I noticed this as I listened to the track while waiting for the subway. Grande names her exes and sings, “one taught me love/ one taught me patience/ one taught me pain/ now I’m so amazin’.” The willingness to appreciate and credit your exes felt normal — until I looked around the subway platform and saw a Skip the Dishes ad in front of me. It read, “You ended up on the same train as your ex. You deserve great delivery.” Meanwhile, Grande’s lyrics, “I’m so fuckin’ grateful for my ex” kept playing through my headphones.
Being a bisexual, femme, cis woman — someone who is able to “pass” as straight but whose actual identity often remains invisible to both queer and straight crowds — means I’m used to being caught between two competing narratives, one mainstream and one queer. Now, here was Grande, a major mainstream pop star, was straddling both worlds with me.
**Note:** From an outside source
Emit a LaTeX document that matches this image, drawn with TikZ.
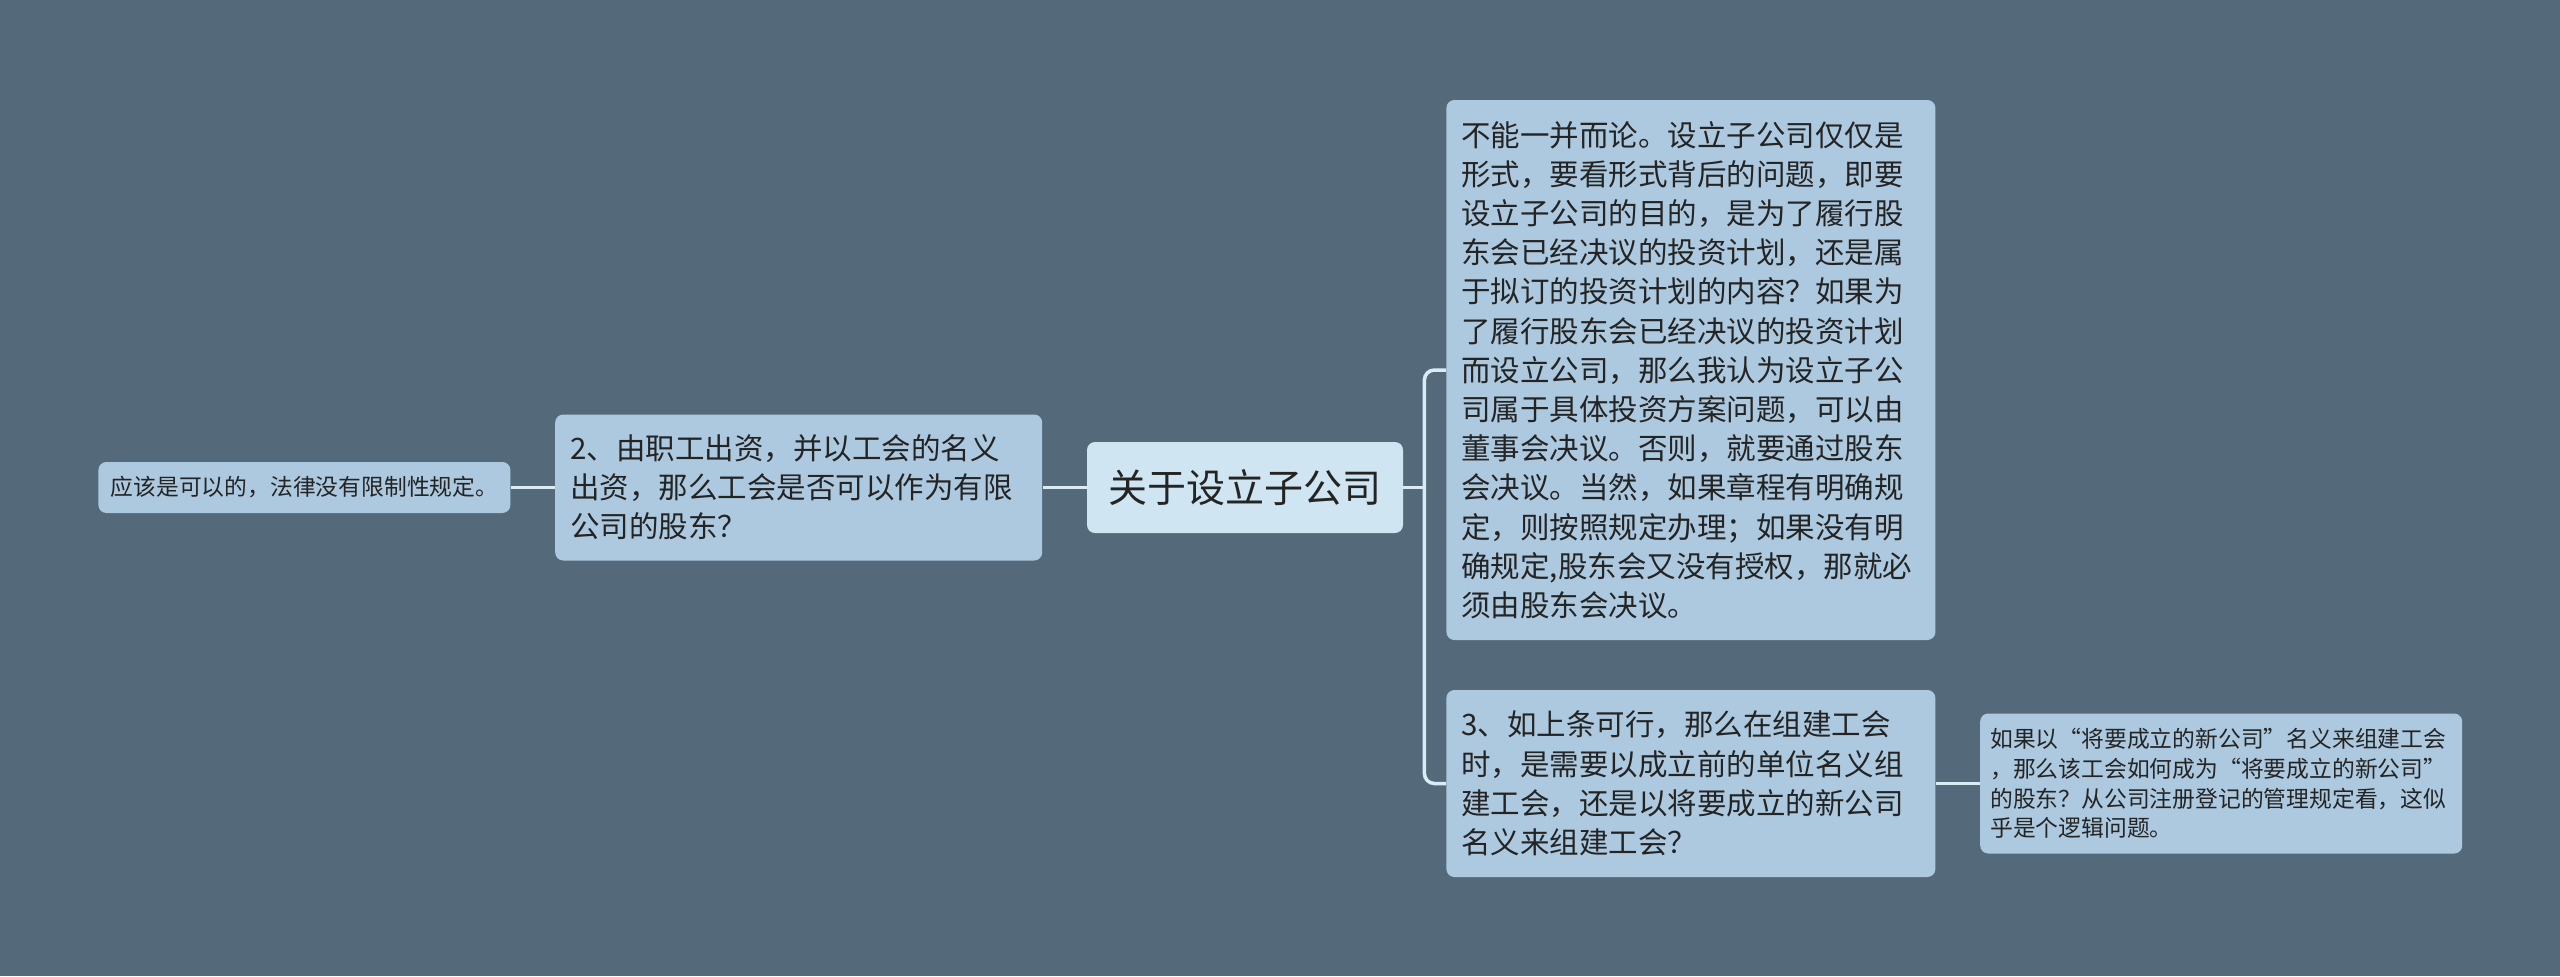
\documentclass[tikz,border=0pt]{standalone}
\usepackage{fontspec}
\setmainfont{Noto Sans CJK SC}
\usepackage{tikz}
\usetikzlibrary{positioning}
\usepackage{xcolor}
\definecolor{bgslate}{HTML}{546A7A}
\definecolor{boxblue}{HTML}{ADC9DF}
\definecolor{rootblue}{HTML}{CFE5F1}
\definecolor{linkblue}{HTML}{D9ECF5}
\definecolor{inkgrey}{HTML}{242424}
\tikzset{
  topic/.style={fill=rootblue, rounded corners=4pt, align=center, text=inkgrey, inner sep=0pt, minimum width=158pt, minimum height=45.5pt, font=\fontsize{19.5}{24}\selectfont},
  subtopic/.style={fill=boxblue, rounded corners=4pt, align=left, text=inkgrey, inner xsep=7.5pt, inner ysep=0pt, font=\fontsize{14.75}{19.6}\selectfont},
  leaf/.style={fill=boxblue, rounded corners=4pt, align=left, text=inkgrey, inner xsep=5pt, inner ysep=0pt, font=\fontsize{11.4}{14.8}\selectfont},
  link/.style={draw=linkblue, line width=1.75pt}
}

\begin{document}
\begin{tikzpicture}[x=0.5pt, y=-0.5pt, node distance=22pt]
\useasboundingbox (0,0) rectangle (2560,976);
\fill[bgslate] (0,0) rectangle (2560,976);
% centre topic and left branch
\node[topic] (root) at (1245,487.5) {关于设立子公司};
\node[subtopic, text width=228.5pt, minimum height=73pt, left=of root] (q2) {2、由职工出资，并以工会的名义\\出资，那么工会是否可以作为有限\\公司的股东？};
\node[leaf, align=center, text width=196pt, minimum height=25.5pt, left=of q2] (ans2) {应该是可以的，法律没有限制性规定。};
% right branch
\node[subtopic, text width=229.5pt, minimum height=270pt, anchor=west] (q1) at (1446,370) {不能一并而论。设立子公司仅仅是\\形式，要看形式背后的问题，即要\\设立子公司的目的，是为了履行股\\东会已经决议的投资计划，还是属\\于拟订的投资计划的内容？如果为\\了履行股东会已经决议的投资计划\\而设立公司，那么我认为设立子公\\司属于具体投资方案问题，可以由\\董事会决议。否则，就要通过股东\\会决议。当然，如果章程有明确规\\定，则按照规定办理；如果没有明\\确规定,股东会又没有授权，那就必\\须由股东会决议。};
\node[subtopic, text width=229.5pt, minimum height=93.5pt, anchor=west] (q3) at (1446,783.5) {3、如上条可行，那么在组建工会\\时，是需要以成立前的单位名义组\\建工会，还是以将要成立的新公司\\名义来组建工会？};
\node[leaf, text width=231pt, minimum height=70pt, right=of q3] (ans3) {如果以“将要成立的新公司”名义来组建工会\\，那么该工会如何成为“将要成立的新公司”\\的股东？从公司注册登记的管理规定看，这似\\乎是个逻辑问题。};
\coordinate[right=10.5pt of root.east] (fork);
% connectors
\draw[link] (root.west) -- (q2.east);
\draw[link] (q2.west) -- (ans2.east);
\draw[link] (root.east) -- (fork);
\draw[link, rounded corners=5pt] (q1.west) -| (fork) |- (q3.west);
\draw[link] (q3.east) -- (ans3.west);
\end{tikzpicture}
\end{document}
Grande’s earnest “thank u” to her ex-boyfriends serves as an interloper, sneakily spilling queer sentiments into the straight dating pool, bridging the gap between queer ideas about exes and the straight narrative that we should avoid them — or stress eat about it if we can’t.
Though it’s sung by a straight woman, “thank u, next” operates on queer logics. While Grande’s hit may not advocate staying friends with an ex as a way to navigate tricky community politics or bypass legal inequalities, it does complicate the straight norm presented by the mainstream, like that Skip the Dishes ad. Unlike that narrative, Grande sees her exes as valuable parts of her past and personal development. I don’t know where I’d be if my exes hadn’t supported and encouraged my growth as a person and as a partner. Like Grande, I’m so fuckin’ grateful for my ex!
When it comes to queer relationships-turned-friendships, writer Nish Gera questions whether the dynamic is perhaps our unique way of maintaining a happily-ever-after. “Is it possible that we do believe in the forever fantasy of a relationship, just in a different way?” Gera asks in HuffPost. This question gestures to one of the strengths of queer relationships and queerness in general: the creative ability to make something better than what’s on offer, of just doing things differently.
Not surprisingly, this often works better for not just queer people, but everybody. What the straight men I’ve dated say they like most about dating someone queer is that expectations are determined based on personality, not a normative script based on gender. They get to enjoy things they like — being the little spoon, getting complimented, or cooking dinner, sometimes for the first time — without feeling like their gender or masculinity is called into question.
Grande, too, extends creativity to her break-ups, reconsidering them not as losses or failures, but as lessons she’s learned and things she has gained. She sings, “I’ve loved and I’ve lost/ but that’s not what I see/ look what I got/ look what you taught me.” In addition to love, patience and pain, Grande gained time to spend time with her friends, a deeper relationship with herself and, of course, a “smash” hit.
This could all be a slick way for Grande to appropriate and capitalize on queer culture — like the recent charges of queerbaiting in the video for “break up with your girlfriend, i’m bored,” in which the singer pursues a kiss with another woman before the screen fades to black. Or it could be a move to normalize queer culture, one way Hilary Weaver proposed to interpret the same video.
I see it as evidence that queer values have seeped deep enough into the mainstream to influence broader cultural shifts — from remaining pals with your ex to adopting androgynous fashions to reconsidering how we value softness. And that’s okay — even if it means pop stars reap the benefits of hard-won queer forms and legacies of resistance.
If queerness is about, at least in part, questioning the norms we’re supposed to just accept — like what relationships should look like or how you should treat your ex — “thank u, next” is the queerest break-up song mainstream pop has given us since Gwen Stefani’s “Cool.” In the latter dreamy 2004 song, Stefani reflects on a decade-old break-up that had finally turned into a friendship. Though it took almost 15 years to move from “cool” to “grateful,” this shift marks the incorporation of queer cultural values into the mainstream — and that’s a good thing.
While some things should just be for queers, refusing to treat each other as disposable, rethinking kinship formations, and valuing love outside of romantic, monogamous coupledom are values I’m happy to share.